Tyson the typhoon threatens record run - Sport - Evening Standard
       

Tyson the typhoon threatens record run

Tyson Gay, the latest American sprinting phenomenon, ran around a bend so fast last night that the world 100 metres record looks likely to be under threat when he runs at Sheffield on Sunday.

Gay was running 200 metres last night at the Athletissma Grand Prix meeting in Lausanne but it was his first half of the race around the bend that left an indelible impression.

He was running against a world-class field. Three of his rivals had run under 20 seconds for the distance this summer but the race was over by the time Gay hit the straight strides ahead.

On a night when the crowd in Switzerland endured a cold evening in anoraks, Gay was like the lightning that threatened from the dark clouds above the Pontaise Stadium. He did not need to stretch himself in the straight - comfortable in his easy victory - but he still stopped the clock at 19.78sec.

The nearest to him was Usain Bolt, a Jamaican who has run 19.75sec this summer but was over a quarter of a second behind in 20.11sec. Wallace Spearmon, Gay's training partner and a 19.82 man this summer, was third in 20.42sec. Such was Gay's mastery of man and conditions.

Gay has the fastest 100/200m combination in the sport's history. The question posed by his performances is: how long can Asafa Powell's 100m record of 9.77sec survive his assault? Indeed, can Michael Johnson's 200m record of 19.32sec last another year?

Gay ran 19.70sec in Lausanne last year and wanted 19.50sec last night so he might have been disappointed. But he pointed out that because of slight tendinitis in his right knee, caused by so many races at the U.S Championships, he has trained only twice since.

A year ago the rivalry that excited athletics was Asafa Powell and Justin Gatlin. For Gatlin, now read Gay - not, the sport hopes, in the drug taking department but in the desire of Europe's promoters to get him together with Powell in the only meaningful contest at 100m.

Gay's legal best was 9.84sec last year - just 0.07sec behind Powell's world record. But Gay ran 9.76sec last month when only the tiniest gust of wind at his back, measured at 0.5 miles per hour over the limit allowed for records, robbed him of Powell's mark.

"It hurt when I heard," said Gay. Sport needs competition and in no event more than the 100m. Carl Lewis and Ben Johnson, Carl Lewis and Linford Christie, Frankie Fredericks and Maurice Greene - it always takes two to set pulses racing. In Gatlin's enforced absence, Powell needs Gay as much as he needs a pair of racing spikes.

Gay said before he ran his 9.76sec: "I am sure Asafa wants more competition. I want this to be a rivalry. I want to step up to the plate.

"I don't know if you'd call me a friend but we speak and we joke around. I respect him as an athlete and as a person. He carries himself in a very humble way."

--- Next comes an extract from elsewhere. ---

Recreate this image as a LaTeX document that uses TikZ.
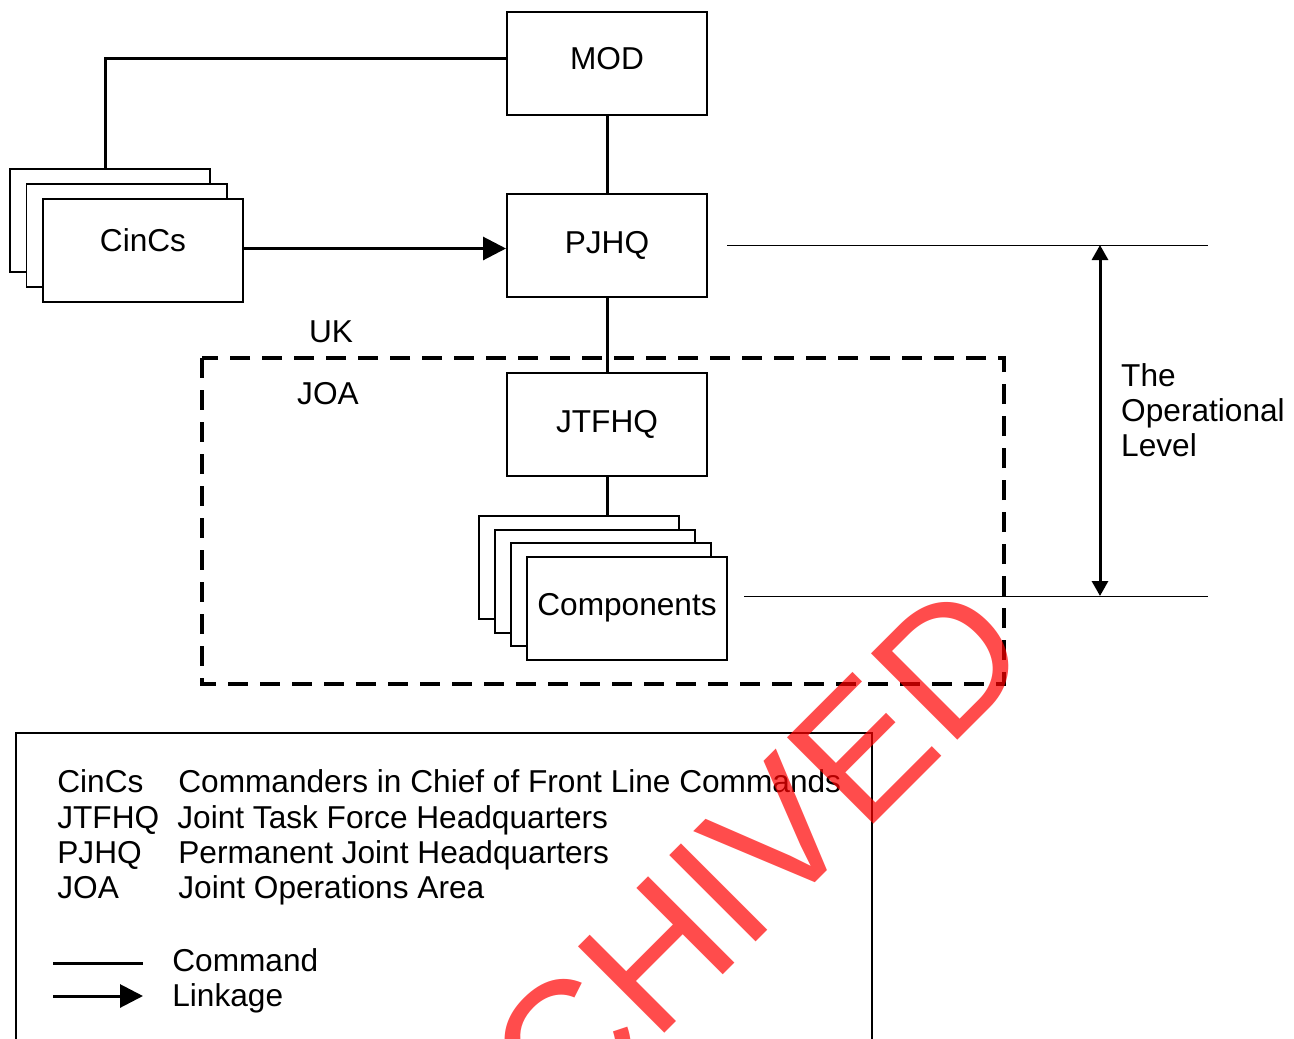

Sadly, Powell, who ran a relay last night as a gentle comeback from three weeks out injured, chose Rome for his next 100m when he found out that Gay would not be there and declined an invitation to Sheffield when he found out he would be.

Luigi D'Onofrio, the Rome promoter, said: "I don't think they want to meet before the World Championships."

Last night's 100m was won by Derrick Atkins, the Bahamian who won at last Friday's Golden League in Paris. His winning time of 10.04sec was marginally ahead of Marlon Devonish's B race win but nobody else went close to the Briton's time. Churandy Martina was runner-up to Atkins in 10.10sec.

The best British performance after Devonish was Michael Rimmer's 800m win in another B race, with Russian champion Dmitri Bogdanov among his scalps.

Others will take less comfort home from Switzerland.

At 400m, Tim Benjamin struggled again - finishing fifth outside 46secs - and European indoor champion Nicola Sanders was sixth in 51.87sec on her return from injury. She was more than a second off Norlene Williams' winning time.